Volume 86 Issue 8 | p. 49 | Awards
Issue Date: February 25, 2008

Arthur C. Cope Scholar Awards

Department: ACS News
Credit: Courtesy of Mukund P. Sibi
Credit: Courtesy of Mukund P. Sibi

Mukund P. Sibi, 56, University Distinguished Professor at North Dakota State University (NDSU), is being honored for developing asymmetric radical reactions and applying them to complex syntheses of important bioregulatory natural products. For a long time, one important challenge in radical chemistry was how to make molecules in enantiomerically pure forms by using small-molecule sources. Sibi invented ways of solving this problem.

"Sibi is without question a leader in the important area of asymmetric synthesis," says Amos B. Smith III, chemistry professor at the University of Pennsylvania. Sibi developed novel methods for preparing chiral building blocks and, in so doing, expanded the scope of radical chemistry. Throughout his career, he has been known for working "outside the box"—that is, taking novel approaches to research topics.

In addition to his work on radical chemistry, Sibi helped solve problems involved in synthesizing β-amino acids. For example, he published research that describes the use of chiral Lewis acid-catalyzed additions of O-benzylhydroxylamine to unsaturated amides to make β-amino acids (J. Am. Chem. Soc. 1998, 120, 6615).
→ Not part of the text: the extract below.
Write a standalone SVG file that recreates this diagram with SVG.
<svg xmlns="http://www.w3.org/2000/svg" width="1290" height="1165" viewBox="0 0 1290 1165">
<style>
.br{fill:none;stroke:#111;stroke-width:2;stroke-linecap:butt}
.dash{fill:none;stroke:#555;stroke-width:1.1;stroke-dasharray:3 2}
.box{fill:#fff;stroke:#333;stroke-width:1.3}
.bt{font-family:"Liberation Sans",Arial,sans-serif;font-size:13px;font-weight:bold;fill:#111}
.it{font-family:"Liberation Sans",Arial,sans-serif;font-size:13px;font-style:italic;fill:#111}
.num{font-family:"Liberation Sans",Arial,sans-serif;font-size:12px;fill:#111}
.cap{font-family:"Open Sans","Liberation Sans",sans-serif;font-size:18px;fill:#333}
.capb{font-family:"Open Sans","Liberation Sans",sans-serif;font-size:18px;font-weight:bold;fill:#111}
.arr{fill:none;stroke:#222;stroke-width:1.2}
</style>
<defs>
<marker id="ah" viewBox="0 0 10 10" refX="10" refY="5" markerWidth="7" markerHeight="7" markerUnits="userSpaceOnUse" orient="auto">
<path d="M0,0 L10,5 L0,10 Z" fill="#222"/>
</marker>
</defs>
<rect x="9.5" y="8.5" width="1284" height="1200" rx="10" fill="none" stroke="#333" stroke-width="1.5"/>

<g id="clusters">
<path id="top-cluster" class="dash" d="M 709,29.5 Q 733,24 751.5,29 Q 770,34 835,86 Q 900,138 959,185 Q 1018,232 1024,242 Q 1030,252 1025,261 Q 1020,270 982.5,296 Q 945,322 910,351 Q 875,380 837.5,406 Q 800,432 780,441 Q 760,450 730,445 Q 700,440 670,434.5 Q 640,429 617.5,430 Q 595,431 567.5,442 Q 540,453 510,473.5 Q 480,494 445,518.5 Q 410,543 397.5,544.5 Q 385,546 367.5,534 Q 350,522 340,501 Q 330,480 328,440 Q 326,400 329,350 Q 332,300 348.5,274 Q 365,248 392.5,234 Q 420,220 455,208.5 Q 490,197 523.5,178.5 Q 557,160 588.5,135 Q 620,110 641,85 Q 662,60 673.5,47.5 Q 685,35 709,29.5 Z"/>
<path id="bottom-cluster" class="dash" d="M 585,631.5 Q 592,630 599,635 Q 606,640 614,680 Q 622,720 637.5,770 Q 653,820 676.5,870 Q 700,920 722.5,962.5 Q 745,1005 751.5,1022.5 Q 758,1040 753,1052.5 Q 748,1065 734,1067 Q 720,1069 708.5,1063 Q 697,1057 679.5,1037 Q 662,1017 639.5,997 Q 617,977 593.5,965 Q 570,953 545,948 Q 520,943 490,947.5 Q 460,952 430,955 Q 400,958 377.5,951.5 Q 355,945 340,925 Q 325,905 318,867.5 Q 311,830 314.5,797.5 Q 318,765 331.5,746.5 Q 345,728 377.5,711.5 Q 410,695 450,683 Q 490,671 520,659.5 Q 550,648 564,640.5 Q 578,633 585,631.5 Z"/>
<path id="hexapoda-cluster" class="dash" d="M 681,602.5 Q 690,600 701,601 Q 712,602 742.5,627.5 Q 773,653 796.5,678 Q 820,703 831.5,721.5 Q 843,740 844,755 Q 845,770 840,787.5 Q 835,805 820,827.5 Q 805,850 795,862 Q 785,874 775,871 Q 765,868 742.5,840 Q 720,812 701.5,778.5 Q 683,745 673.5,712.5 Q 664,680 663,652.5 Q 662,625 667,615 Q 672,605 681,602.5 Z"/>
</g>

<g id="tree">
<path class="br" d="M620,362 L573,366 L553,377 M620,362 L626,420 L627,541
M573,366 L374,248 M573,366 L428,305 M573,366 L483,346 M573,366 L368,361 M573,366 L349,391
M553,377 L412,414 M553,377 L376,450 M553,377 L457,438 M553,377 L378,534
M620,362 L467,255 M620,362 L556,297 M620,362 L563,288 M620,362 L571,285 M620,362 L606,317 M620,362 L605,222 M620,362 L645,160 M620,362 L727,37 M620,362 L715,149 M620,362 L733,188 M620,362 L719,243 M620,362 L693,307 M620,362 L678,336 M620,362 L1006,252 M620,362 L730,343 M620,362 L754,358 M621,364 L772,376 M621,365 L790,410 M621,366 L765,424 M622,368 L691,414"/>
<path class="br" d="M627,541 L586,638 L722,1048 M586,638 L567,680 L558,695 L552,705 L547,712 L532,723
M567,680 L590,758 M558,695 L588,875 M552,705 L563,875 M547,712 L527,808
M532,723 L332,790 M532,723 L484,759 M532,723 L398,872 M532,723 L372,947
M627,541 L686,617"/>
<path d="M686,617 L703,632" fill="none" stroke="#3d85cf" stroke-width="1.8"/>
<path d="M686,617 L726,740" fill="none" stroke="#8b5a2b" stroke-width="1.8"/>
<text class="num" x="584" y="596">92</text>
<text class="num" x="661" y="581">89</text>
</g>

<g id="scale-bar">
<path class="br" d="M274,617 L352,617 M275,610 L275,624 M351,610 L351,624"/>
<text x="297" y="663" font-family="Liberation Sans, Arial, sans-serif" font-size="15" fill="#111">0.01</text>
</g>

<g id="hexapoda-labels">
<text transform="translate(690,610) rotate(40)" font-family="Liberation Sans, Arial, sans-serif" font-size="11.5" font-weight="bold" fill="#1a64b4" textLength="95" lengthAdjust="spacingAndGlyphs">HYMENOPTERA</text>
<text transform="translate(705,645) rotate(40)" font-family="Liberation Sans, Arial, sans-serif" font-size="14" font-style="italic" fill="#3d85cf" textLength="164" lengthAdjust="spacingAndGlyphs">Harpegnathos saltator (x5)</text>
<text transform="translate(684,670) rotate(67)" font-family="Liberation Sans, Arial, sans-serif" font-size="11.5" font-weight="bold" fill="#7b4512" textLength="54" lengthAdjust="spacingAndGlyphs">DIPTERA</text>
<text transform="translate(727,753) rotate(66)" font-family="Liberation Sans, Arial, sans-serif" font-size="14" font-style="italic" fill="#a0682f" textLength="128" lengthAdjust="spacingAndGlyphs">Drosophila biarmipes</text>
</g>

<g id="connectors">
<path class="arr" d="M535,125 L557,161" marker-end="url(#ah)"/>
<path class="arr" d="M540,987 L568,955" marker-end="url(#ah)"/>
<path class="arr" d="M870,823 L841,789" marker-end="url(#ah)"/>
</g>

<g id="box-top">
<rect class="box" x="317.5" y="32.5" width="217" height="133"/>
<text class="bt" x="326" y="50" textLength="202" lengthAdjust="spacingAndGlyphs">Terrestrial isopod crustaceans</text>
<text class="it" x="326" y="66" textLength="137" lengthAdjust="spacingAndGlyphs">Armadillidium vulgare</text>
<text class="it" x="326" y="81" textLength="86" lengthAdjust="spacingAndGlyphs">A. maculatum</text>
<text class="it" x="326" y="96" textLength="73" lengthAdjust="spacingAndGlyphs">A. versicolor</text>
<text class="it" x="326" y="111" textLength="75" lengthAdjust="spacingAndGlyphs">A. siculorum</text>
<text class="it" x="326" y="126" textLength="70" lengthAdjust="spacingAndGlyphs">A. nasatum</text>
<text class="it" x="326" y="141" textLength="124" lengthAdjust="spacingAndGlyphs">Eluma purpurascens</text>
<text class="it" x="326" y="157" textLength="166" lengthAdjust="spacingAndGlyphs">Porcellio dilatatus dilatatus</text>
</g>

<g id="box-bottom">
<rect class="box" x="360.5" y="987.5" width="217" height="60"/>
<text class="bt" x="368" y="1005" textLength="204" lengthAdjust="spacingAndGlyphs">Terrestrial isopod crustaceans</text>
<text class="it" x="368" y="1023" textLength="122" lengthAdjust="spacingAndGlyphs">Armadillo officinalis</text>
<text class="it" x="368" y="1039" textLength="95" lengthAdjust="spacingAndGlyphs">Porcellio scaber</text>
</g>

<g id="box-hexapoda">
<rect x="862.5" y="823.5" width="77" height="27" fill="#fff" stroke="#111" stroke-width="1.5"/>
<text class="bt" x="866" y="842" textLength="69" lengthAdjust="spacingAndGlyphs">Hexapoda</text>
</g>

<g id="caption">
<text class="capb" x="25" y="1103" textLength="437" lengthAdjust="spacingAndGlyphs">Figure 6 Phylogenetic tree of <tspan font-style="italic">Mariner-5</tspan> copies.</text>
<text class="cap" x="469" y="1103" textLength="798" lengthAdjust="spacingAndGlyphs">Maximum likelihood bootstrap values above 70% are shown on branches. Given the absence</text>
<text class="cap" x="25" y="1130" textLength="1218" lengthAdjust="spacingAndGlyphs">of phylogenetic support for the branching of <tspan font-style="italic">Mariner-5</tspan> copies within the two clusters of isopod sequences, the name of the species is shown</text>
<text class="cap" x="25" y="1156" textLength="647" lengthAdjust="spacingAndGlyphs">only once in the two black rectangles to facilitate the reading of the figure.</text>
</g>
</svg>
One of the practical uses of Sibi's fundamental research is more effective syntheses of therapeutic agents. To advance this effort, Sibi founded the Center for Protease Research at NDSU in 2001. The center, which opened with funding from a five-year research grant from the National Institutes of Health, is a broad-based university-wide program that includes faculty in chemistry, cell biology, computational biology, and pharmacology. It aims to combat diseases such as arthritis, diabetes, and cancer. During the first five years, Sibi was doing research in the center, but he now focuses on his role as project director.

One recent area of research is the development of new ways to amplify or enhance selectivity in enantioselective transformations. To achieve this, Sibi and his coworkers use fluxional chirality to enhance the chiral environment close to the site of reaction. They have applied this method to a variety of reactions, including radical chemistry. "Chiral relay is a general method and has allowed us to develop templates, ligands, and additives that can be used effectively in organic reactions," he says.

Sibi grew up in a poor family in Bangalore, India, he says. His father was an office clerk, yet he managed to send all five of his children to university. Sibi earned both B.S. (1971) and M.S. (1973) degrees in chemistry from Bangalore University. He completed a Ph.D. in organic chemistry at the City University of New York (1980). He did postdoctoral work at Dartmouth College; the University of Waterloo, Ontario; and Florida State University. In 1987, he was hired as an assistant professor at NDSU; he was promoted to full professor in 1998. He has directed the Center for Protease Research since its founding in 2001.

When Sibi joined NDSU, the chemistry department was smaller than it is today. With continued support from his colleagues and a strong effort from Sibi, the department has become successful and has expanded to include biochemistry and molecular biology programs.

Sibi holds eight patents and has coauthored about 150 papers. He has received numerous honors, including being named University Distinguished Professor in 2007.

In addition to conducting an impressive research program, "Sibi is a very active spokesperson for our profession," says Marvin J. Miller, chemistry professor at the University of Notre Dame. Sibi is a popular seminar and symposium speaker at national and international meetings. He also pays a great deal of attention to mentoring his undergraduate and graduate students as well as coworkers at all levels, Miller observes.